C. Intentional Infliction of Emotional Distress.
The district court dismissed Guthrie's pendent state law intentional infliction of emotional distress claim, apparently finding that Guthrie had failed to state a claim for relief. Although Tifco did not file a motion to dismiss pursuant to Rule 12(b)(6), the district court was authorized to consider the sufficiency of the complaint on its own initiative. See 5A C. Wright C. Miller, Federal Practice Procedure § 1357, at 301 (1990).
Under Texas law, to prevail on a claim for intentional infliction of emotional distress a plaintiff must establish that the defendant acted intentionally or recklessly; that the conduct was "extreme and outrageous"; that the actions of the defendant caused the plaintiff emotional distress; and, that the emotional distress suffered by the plaintiff was severe. Dean v. Ford Motor Credit Co., 885 F.2d 300, 306 (5th Cir. 1989) (quoting Tidelands Auto. Club v. Walters, 699 S.W.2d 939, 942 (Tex.App — Beaumount 1985, writ ref'd n.r.e.).

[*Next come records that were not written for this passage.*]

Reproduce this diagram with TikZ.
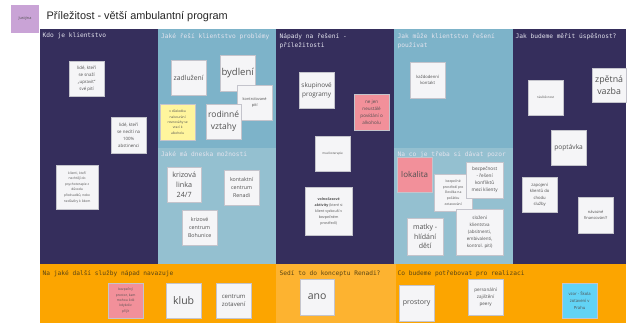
\documentclass[tikz,border=0pt]{standalone}
\usepackage{fontspec}
\setmainfont{Open Sans}
\newfontfamily\titlefont{Liberation Sans}
\newfontfamily\headfont{DejaVu Sans Mono}
\usetikzlibrary{shadows}
\definecolor{navy}{HTML}{352E5C}
\definecolor{blueA}{HTML}{7DB3C9}
\definecolor{blueB}{HTML}{94C0D0}
\definecolor{orangeA}{HTML}{FCA500}
\definecolor{orangeB}{HTML}{FDB330}
\definecolor{notewhite}{HTML}{F5F5F7}
\definecolor{noteline}{HTML}{C4C4CC}
\definecolor{notetext}{HTML}{505050}
\definecolor{notepink}{HTML}{F2909A}
\definecolor{noteyellow}{HTML}{FFF59D}
\definecolor{notecyan}{HTML}{62D3F5}
\definecolor{lilac}{HTML}{C9A3D6}
\definecolor{headlight}{HTML}{E4E4EE}
\definecolor{headdark}{HTML}{5A4514}
\newcommand\fs[2]{\fontsize{#1}{#2}\selectfont}
\tikzset{
  note/.style={fill=notewhite, draw=noteline, line width=0.3pt, text=notetext,
    align=center, inner sep=1pt, anchor=north west,
    drop shadow={shadow xshift=0.5pt, shadow yshift=-0.5pt, opacity=0.25, fill=black}},
  hdr/.style={anchor=north west, inner sep=0pt, align=left, text=headlight,
    font=\headfont\fs{6.2}{9}},
  hdrdark/.style={hdr, text=headdark},
}
\begin{document}
\begin{tikzpicture}[x=1pt,y=-1pt]
\useasboundingbox (0,0) rectangle (627,325);
\fill[white] (0,0) rectangle (627,325);
% top label and title
\node[fill=lilac, minimum width=28.5pt, minimum height=28.5pt, inner sep=0pt,
  anchor=north west, text=notetext, font=\fs{3.8}{4.5}] (who) at (10.5,4.5) {Justýna};
\node[anchor=west, inner sep=0pt, font=\titlefont\fs{10.9}{12}, text=black!85] (title) at (46.5,17) {Příležitost - větší ambulantní program};
% board backgrounds
\fill[navy] (40,29) rectangle (158,264);
\fill[blueA] (158,29) rectangle (276,148);
\fill[blueB] (158,148) rectangle (276,264);
\fill[navy] (276,29) rectangle (394,264);
\fill[blueA] (394,29) rectangle (513,148);
\fill[blueB] (394,148) rectangle (513,264);
\fill[navy] (513,29) rectangle (626,264);
\fill[orangeA] (40,264) rectangle (276,323);
\fill[orangeB] (276,264) rectangle (396,323);
\fill[orangeA] (396,264) rectangle (626,323);
% headers
\node[hdr] (h1) at (42.5,33) {Kdo je klientstvo};
\node[hdr] (h2) at (161,33) {Jaké řeší klientstvo problémy};
\node[hdr] (h3) at (279.5,33) {Nápady na řešení -\\příležitosti};
\node[hdr] (h4) at (397.5,33) {Jak může klientstvo řešení\\používat};
\node[hdr] (h5) at (515.5,33) {Jak budeme měřit úspěšnost?};
\node[hdr] (h6) at (161,151) {Jaké má dneska možnosti};
\node[hdr] (h7) at (397.5,151) {Na co je třeba si dávat pozor};
\node[hdrdark] (h8) at (42.5,270.5) {Na jaké další služby nápad navazuje};
\node[hdrdark] (h9) at (279.5,270.5) {Sedí to do konceptu Renadi?};
\node[hdrdark] (h10) at (397.5,270.5) {Co budeme potřebovat pro realizaci};
% column 1
\node[note, minimum width=35pt, minimum height=35pt, font=\fs{4.4}{7}] (n1) at (69,61) {lidé, kteří\\se snaží\\„upravit“\\své pití};
\node[note, minimum width=35pt, minimum height=36pt, font=\fs{4.4}{7}] (n2) at (111,117) {lidé, kteří\\se necítí na\\100\%\\abstinenci};
\node[note, minimum width=42pt, minimum height=44pt, font=\fs{3.3}{5.6}] (n3) at (56,165) {klienti, kteří\\nechtějí do\\psychoterapie z\\důvodu\\předsudků, nebo\\nedůvěry k lidem};
% column 2 top
\node[note, minimum width=35pt, minimum height=35pt, font=\fs{6.8}{9}] (n4) at (171,60) {zadlužení};
\node[note, minimum width=35pt, minimum height=36pt, font=\fs{9.5}{12}] (n5) at (220,55) {bydlení};
\node[note, minimum width=35pt, minimum height=35pt, font=\fs{3.9}{6.5}] (n6) at (237,85) {kontrolované\\pití};
\node[note, minimum width=35pt, minimum height=35pt, font=\fs{8.5}{12}] (n7) at (206,104) {rodinné\\vztahy};
\node[note, fill=noteyellow, minimum width=35pt, minimum height=36pt, font=\fs{3.3}{5.4}] (n8) at (160,104) {v důsledku\\nabourání\\rovnováhy se\\vrací k\\alkoholu};
% column 2 bottom
\node[note, minimum width=34pt, minimum height=35pt, font=\fs{7.2}{10}] (n9) at (167,167) {krizová\\linka\\24/7};
\node[note, minimum width=35pt, minimum height=35pt, font=\fs{5.3}{8}] (n10) at (224,170) {kontaktní\\centrum\\Renadi};
\node[note, minimum width=35pt, minimum height=35pt, font=\fs{5.3}{8}] (n11) at (182,210) {krizové\\centrum\\Bohunice};
% column 3
\node[note, minimum width=35pt, minimum height=36pt, font=\fs{6.4}{8.5}] (n12) at (299,72) {skupinové\\programy};
\node[note, fill=notepink, minimum width=35pt, minimum height=36pt, font=\fs{4.6}{7}] (n13) at (354,94) {ne jen\\neustálé\\povídání o\\alkoholu};
\node[note, minimum width=35pt, minimum height=35pt, font=\fs{3.1}{5}] (n14) at (315,136) {muzikoterapie};
\node[note, minimum width=47pt, minimum height=48pt, font=\fs{3.6}{6}] (n15) at (305,187) {\textbf{volnočasové}\\\textbf{aktivity} (které si\\klient vyzkouší v\\bezpečném\\prostředí)};
% column 4 top
\node[note, minimum width=35pt, minimum height=36pt, font=\fs{4.2}{6.5}] (n16) at (410,62) {každodenní\\kontakt};
% column 4 bottom
\node[note, fill=notepink, minimum width=35pt, minimum height=35pt, font=\fs{8}{10}] (n17) at (397,157) {lokalita};
\node[note, minimum width=38pt, minimum height=37pt, font=\fs{3.4}{5.6}] (n18) at (434,174) {bezpečné\\prostředí pro\\člověka na\\počátku\\zotavování};
\node[note, minimum width=37pt, minimum height=36pt, font=\fs{4.7}{7}] (n19) at (466,162) {bezpečnost\\- řešení\\konfliktů\\mezi klienty};
\node[note, minimum width=36pt, minimum height=37pt, font=\fs{7}{9.5}] (n20) at (407,218) {matky -\\hlídání\\dětí};
\node[note, minimum width=47pt, minimum height=46pt, font=\fs{4.5}{7}] (n21) at (456,209) {složení\\klientstva\\(absitnenti,\\embivalenti,\\kontrol. pití)};
% column 5
\node[note, minimum width=34pt, minimum height=34pt, font=\fs{8.8}{11.5}] (n22) at (592,68) {zpětná\\vazba};
\node[note, minimum width=35pt, minimum height=35pt, font=\fs{3.1}{5}] (n23) at (528,80) {návštěvnost};
\node[note, minimum width=35pt, minimum height=35pt, font=\fs{6.6}{9}] (n24) at (551,130) {poptávka};
\node[note, minimum width=35pt, minimum height=35pt, font=\fs{4.2}{6.5}] (n25) at (522,177) {zapojení\\klientů do\\chodu\\služby};
\node[note, minimum width=35pt, minimum height=36pt, font=\fs{4}{6.5}] (n26) at (578,197) {návazné\\financování?};
% bottom row
\node[note, fill=notepink, minimum width=35pt, minimum height=35pt, font=\fs{3.3}{5.4}] (n27) at (108,283) {bezpečný\\prostor, kam\\mohou lidé\\kdykoliv\\přijít};
\node[note, minimum width=35pt, minimum height=35pt, font=\fs{10.5}{12}] (n28) at (166,283) {klub};
\node[note, minimum width=35pt, minimum height=35pt, font=\fs{6}{8.5}] (n29) at (216,283) {centrum\\zotavení};
\node[note, minimum width=34pt, minimum height=36pt, font=\fs{10.5}{12}] (n30) at (300,279) {ano};
\node[note, minimum width=35pt, minimum height=36pt, font=\fs{7}{9}] (n31) at (399,285) {prostory};
\node[note, minimum width=35pt, minimum height=36pt, font=\fs{4.6}{7}] (n32) at (468,279) {personální\\zajištění\\peery};
\node[note, fill=notecyan, minimum width=35pt, minimum height=35pt, font=\fs{4.2}{6.8}] (n33) at (562,283) {vzor - Škola\\zotavení v\\Prahu};
\end{tikzpicture}
\end{document}
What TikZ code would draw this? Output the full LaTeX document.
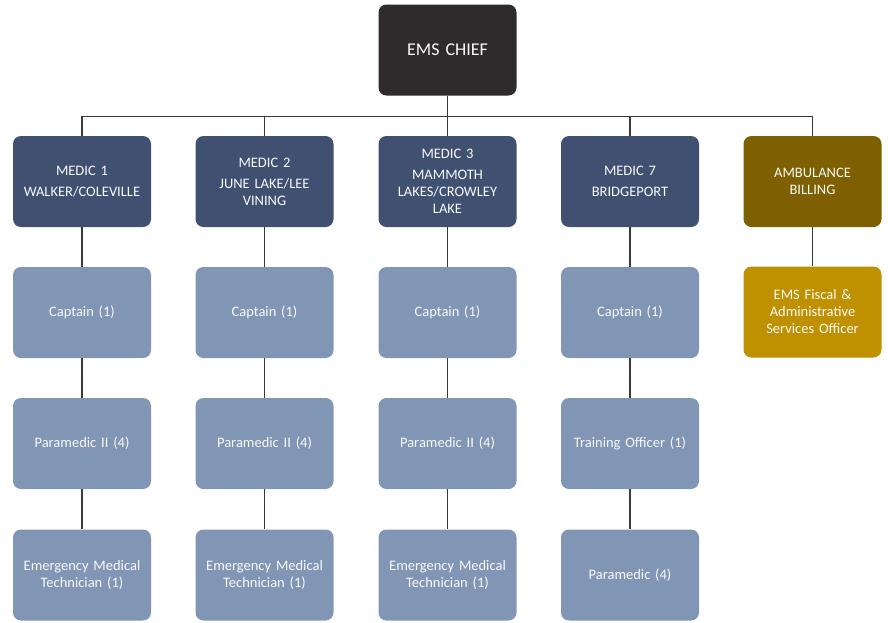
\documentclass[tikz,border=0pt]{standalone}
\usepackage{fontspec}
\setmainfont{Carlito}
\definecolor{chiefc}{HTML}{2F2B2C}
\definecolor{medicc}{HTML}{3F5070}
\definecolor{staffc}{HTML}{8195B5}
\definecolor{billc}{HTML}{7F6000}
\definecolor{fiscc}{HTML}{BF9000}
\definecolor{linkc}{HTML}{3A3A3A}
\tikzset{
  unitbox/.style={rounded corners=8pt, minimum width=138pt, minimum height=91pt,
    text width=134pt, align=center, inner sep=0pt, text=white!95!gray,
    font=\fontsize{14.5}{17}\selectfont},
  chiefbox/.style={unitbox, fill=chiefc, font=\fontsize{18}{21}\selectfont},
  medicbox/.style={unitbox, fill=medicc},
  staffbox/.style={unitbox, fill=staffc},
  billbox/.style={unitbox, fill=billc},
  fiscbox/.style={unitbox, fill=fiscc},
  link/.style={draw=linkc, line width=1.5pt}
}
\begin{document}
\begin{tikzpicture}[x=1pt, y=-1pt]
\useasboundingbox (0,0) rectangle (888,622);
% top of the organisation
\node[chiefbox] (chief) at (447.5,50) {EMS CHIEF};
% stations and billing
\node[medicbox] (m1) at (82,181.5) {MEDIC 1\\[4pt]WALKER/COLEVILLE};
\node[medicbox] (m2) at (264.5,181.5) {MEDIC 2\\[4pt]JUNE LAKE/LEE\\VINING};
\node[medicbox] (m3) at (447.5,181.5) {MEDIC 3\\[4pt]MAMMOTH\\LAKES/CROWLEY\\LAKE};
\node[medicbox] (m7) at (630,181.5) {MEDIC 7\\[4pt]BRIDGEPORT};
\node[billbox] (ab) at (812.5,181.5) {AMBULANCE\\BILLING};
% captains
\node[staffbox] (c1) at (82,312.5) {Captain (1)};
\node[staffbox] (c2) at (264.5,312.5) {Captain (1)};
\node[staffbox] (c3) at (447.5,312.5) {Captain (1)};
\node[staffbox] (c7) at (630,312.5) {Captain (1)};
\node[fiscbox] (fo) at (812.5,312) {EMS Fiscal \&\\Administrative\\Services Officer};
% third level
\node[staffbox] (p1) at (82,443.5) {Paramedic II (4)};
\node[staffbox] (p2) at (264.5,443.5) {Paramedic II (4)};
\node[staffbox] (p3) at (447.5,443.5) {Paramedic II (4)};
\node[staffbox] (t7) at (630,443.5) {Training Officer (1)};
% fourth level
\node[staffbox] (e1) at (82,575) {Emergency Medical\\Technician (1)};
\node[staffbox] (e2) at (264.5,575) {Emergency Medical\\Technician (1)};
\node[staffbox] (e3) at (447.5,575) {Emergency Medical\\Technician (1)};
\node[staffbox] (p7) at (630,575) {Paramedic (4)};
% connectors
\draw[link] (chief.south) -- ++(0,21) coordinate (bus);
\foreach \n in {m1,m2,m3,m7,ab}{
  \draw[link] (bus) -| (\n.north);
}
\foreach \a/\b in {m1/c1,c1/p1,p1/e1,m2/c2,c2/p2,p2/e2,m3/c3,c3/p3,p3/e3,m7/c7,c7/t7,t7/p7,ab/fo}{
  \draw[link] (\a.south) -- (\b.north);
}
\end{tikzpicture}
\end{document}
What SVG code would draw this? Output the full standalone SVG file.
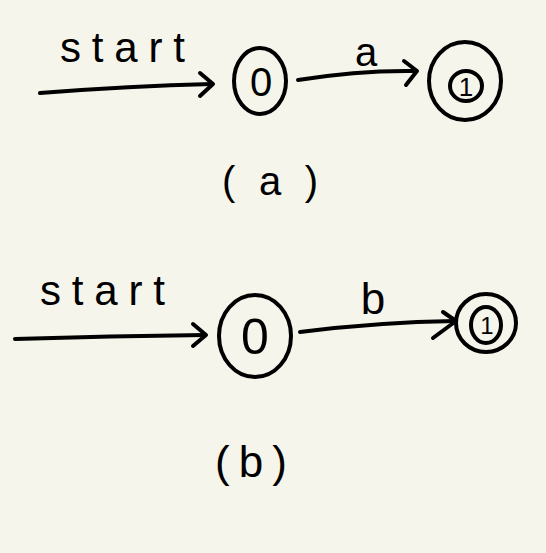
<svg xmlns="http://www.w3.org/2000/svg" width="546" height="553" viewBox="0 0 546 553">
<defs>
<style>
.ln{fill:none;stroke:#000;stroke-width:4;stroke-linecap:round;stroke-linejoin:round}
.t{font-family:"Liberation Sans","DejaVu Sans",sans-serif;fill:#000}
</style>
</defs>
<rect width="546" height="553" fill="#F5F5EB"/>
<g id="connectors">
<path class="ln" d="M40,93 Q130,86 212,84"/>
<path class="ln" d="M213,84 L200,73 M213,84 L200,96"/>
<path class="ln" d="M298,80 Q360,70 416,71"/>
<path class="ln" d="M417,71 L404,61 M417,71 L406,85"/>
<path class="ln" d="M15,339 Q110,336 205,335"/>
<path class="ln" d="M206,335 L193,324 M206,335 L193,346"/>
<path class="ln" d="M300,332 Q380,322 455,321"/>
<path class="ln" d="M456,321 L443,312 M456,321 L433,338"/>
</g>
<g id="label-start-a"><text class="t" x="60" y="62" font-size="42" textLength="125" lengthAdjust="spacing">start</text></g>
<g id="label-start-b"><text class="t" x="40" y="305" font-size="42" textLength="125" lengthAdjust="spacing">start</text></g>
<g id="label-a"><text class="t" x="366" y="66" font-size="40" text-anchor="middle">a</text></g>
<g id="label-b"><text class="t" x="373" y="314" font-size="44" text-anchor="middle">b</text></g>
<g id="node-a0">
<ellipse class="ln" cx="260" cy="81" rx="26" ry="33"/>
<text class="t" x="261" y="96" font-size="40" text-anchor="middle">0</text>
</g>
<g id="node-a1">
<ellipse class="ln" cx="465" cy="81" rx="36" ry="39"/>
<ellipse class="ln" cx="466" cy="86" rx="16" ry="15"/>
<text class="t" x="466" y="96" font-size="26" text-anchor="middle">1</text>
</g>
<g id="node-b0">
<ellipse class="ln" cx="255" cy="336" rx="36" ry="41"/>
<text class="t" x="255" y="354" font-size="50" text-anchor="middle">0</text>
</g>
<g id="node-b1">
<ellipse class="ln" cx="486" cy="323" rx="30" ry="29"/>
<ellipse class="ln" cx="486" cy="325" rx="15" ry="18"/>
<text class="t" x="487" y="334" font-size="24" text-anchor="middle">1</text>
</g>
<g id="caption-a"><text class="t" x="222" y="195" font-size="40" textLength="96" lengthAdjust="spacing">(a)</text></g>
<g id="caption-b"><text class="t" x="215" y="477" font-size="44" textLength="72" lengthAdjust="spacing">(b)</text></g>
</svg>
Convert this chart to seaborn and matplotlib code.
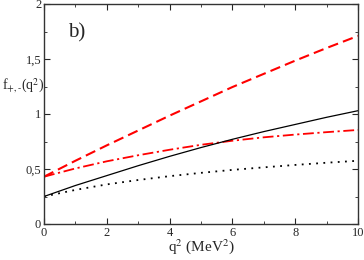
import numpy as np
import pandas as pd
import matplotlib
matplotlib.use("Agg")
import matplotlib.pyplot as plt
import seaborn as sns
from matplotlib.ticker import MultipleLocator, FuncFormatter

# values, at integer q^2
Q2 = [0, 1, 2, 3, 4, 5, 6, 7, 8, 9, 10]
F_RED_DASH = [0.43, 0.575, 0.715, 0.85, 0.985, 1.115, 1.245, 1.365, 1.485, 1.60, 1.71]
F_RED_DASHDOT = [0.43, 0.505, 0.57, 0.625, 0.675, 0.72, 0.757, 0.788, 0.813, 0.835, 0.855]
F_BLACK_SOLID = [0.25, 0.35, 0.44, 0.53, 0.615, 0.695, 0.77, 0.84, 0.905, 0.97, 1.03]
F_BLACK_DOT = [0.25, 0.31, 0.36, 0.40, 0.435, 0.465, 0.492, 0.515, 0.537, 0.557, 0.575]

sns.set_style("ticks")
plt.rcParams["font.family"] = ["Liberation Serif", "DejaVu Serif"]
plt.rcParams["mathtext.fontset"] = "stix"

df = pd.DataFrame({"q2": Q2, "dash": F_RED_DASH, "dashdot": F_RED_DASHDOT,
                   "solid": F_BLACK_SOLID, "dot": F_BLACK_DOT})

fig = plt.figure(figsize=(3.64, 2.60), dpi=100)
ax = fig.add_axes([44 / 364, 36 / 260, 314 / 364, 220 / 260])

sns.lineplot(data=df, x="q2", y="dash", color="red", lw=1.5,
             linestyle=(0, (5, 2.5)), ax=ax)
sns.lineplot(data=df, x="q2", y="dashdot", color="red", lw=1.3,
             linestyle=(0, (6, 2, 1.2, 2)), ax=ax)
sns.lineplot(data=df, x="q2", y="solid", color="black", lw=0.9, ax=ax)
sns.lineplot(data=df, x="q2", y="dot", color="black", lw=1.3,
             linestyle=(0, (1, 3)), ax=ax)

ax.set_xlim(0, 10)
ax.set_ylim(0, 2)
ax.xaxis.set_major_locator(MultipleLocator(2))
ax.xaxis.set_minor_locator(MultipleLocator(1))
ax.yaxis.set_major_locator(MultipleLocator(0.5))
ax.yaxis.set_minor_locator(MultipleLocator(0.25))
ax.yaxis.set_major_formatter(FuncFormatter(lambda v, _: f"{v:g}".replace(".", ",")))
ax.tick_params(which="both", direction="in", top=True, right=True,
               labelsize=9, pad=2)
ax.tick_params(which="major", length=4)
ax.tick_params(which="minor", length=2)
for s in ax.spines.values():
    s.set_linewidth(1.0)
    s.set_color("#333333")

ax.set_xlabel("")
ax.set_ylabel("")
fig.text(201 / 364, 1 - 247 / 260, r"q$^2$ (MeV$^2$)", fontsize=11,
         ha="center", va="center")
fig.text(2 / 364, 1 - 86 / 260, r"f$_{+,\text{-}}$(q$^2$)", fontsize=10,
         ha="left", va="center")
ax.text(0.075, 0.87, "b)", transform=ax.transAxes, fontsize=15,
        va="center", ha="left")

fig.savefig("out.png", dpi=100)
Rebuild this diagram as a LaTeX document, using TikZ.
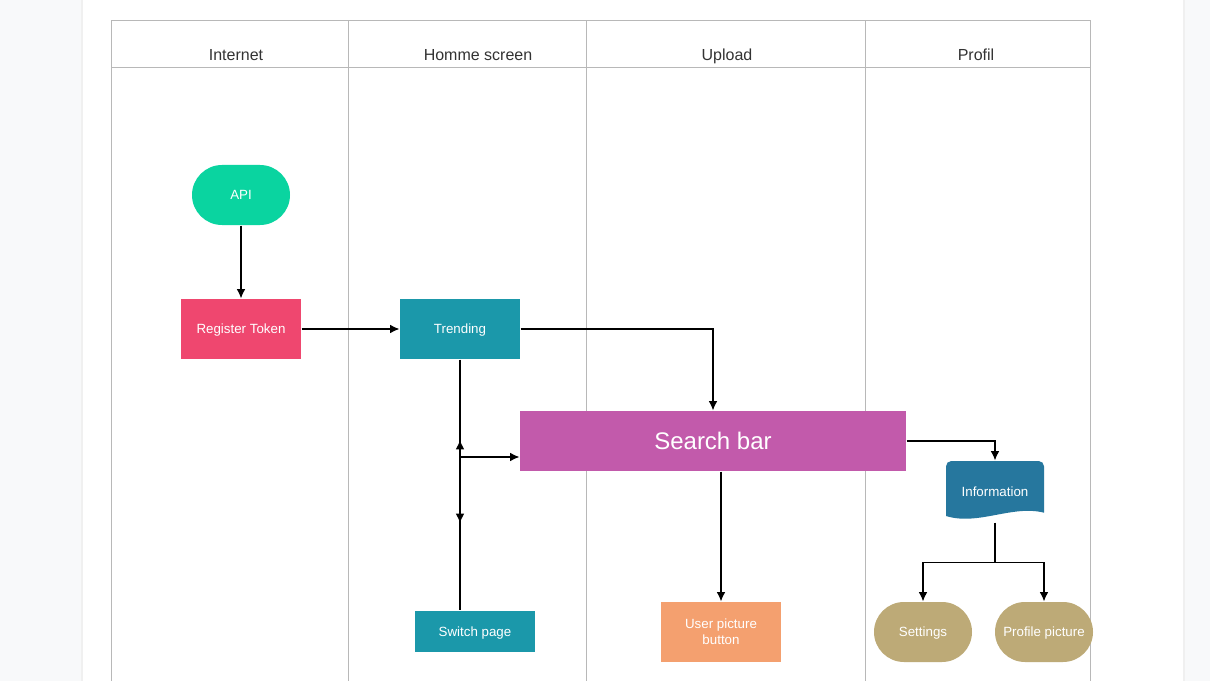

Guthrie contends that the evidence created genuine issues of fact on each element of his intentional infliction of emotional distress claim. In the precise wording of his objection, Guthrie apparently confuses the district court's dismissal order with a sua sponte summary judgment. If the district court had reviewed evidence outside the pleadings, this dismissal would be construed as a summary judgment, and the quality of the evidence would be pertinent. 5A C. Wright C. Miller, supra § 1356 at 299. Here, however, this technical distinction has no bearing on the propriety of the district court's action. Even if Tifco's employees' behavior toward Guthrie was premeditated and organized, it simply was not extreme or outrageous.
D. Wrongful Discharge.
The district court erroneously dismissed Guthrie's wrongful discharge claim as barred under the Texas two-year statute of limitations. Tex.Civ.Prac. Rem. Code Ann. § 16.003(a) (Vernon 1986). Guthrie filed this suit, however, only fourteen months after his discharge. "Nonetheless, we may affirm a summary judgment on grounds other than those relied upon by the district court when we find in the record an adequate and independent basis for that result." Meza v. General Battery Corp., 908 F.2d 1262, 1274 (5th Cir. 1990). Such a basis exists here.
Under Texas law, an employment relationship is generally terminable at the will of either party. Sabine Pilot Serv., Inc. v. Hauck, 687 S.W.2d 733 (Tex. 1985). The one narrow exception to Texas' employment-at-will doctrine "covers only the discharge of an employee for the sole reason that the employee refused to perform an illegal act." Id. at 735 (emphasis added). Because the refusal to perform an illegal act must be the sole reason for the plaintiff's discharge, Guthrie's claims of age discrimination and wrongful discharge are mutually exclusive.
In any event, this narrow exception applies only to employees discharged for refusing to perform acts that carry criminal penalties. See Hancock v. Express One Int'l, Inc., 800 S.W.2d 634 (Tex.App.-Dallas 1990, writ filed). Guthrie contends that he was instructed to violate unspecified customs regulations, but he failed to allege that these regulations carry criminal penalties. Consequently, he could not establish that he was discharged for refusing to perform an illegal act. The order of dismissal was therefore appropriate.
For the foregoing reasons we AFFIRM the judgment of the district court.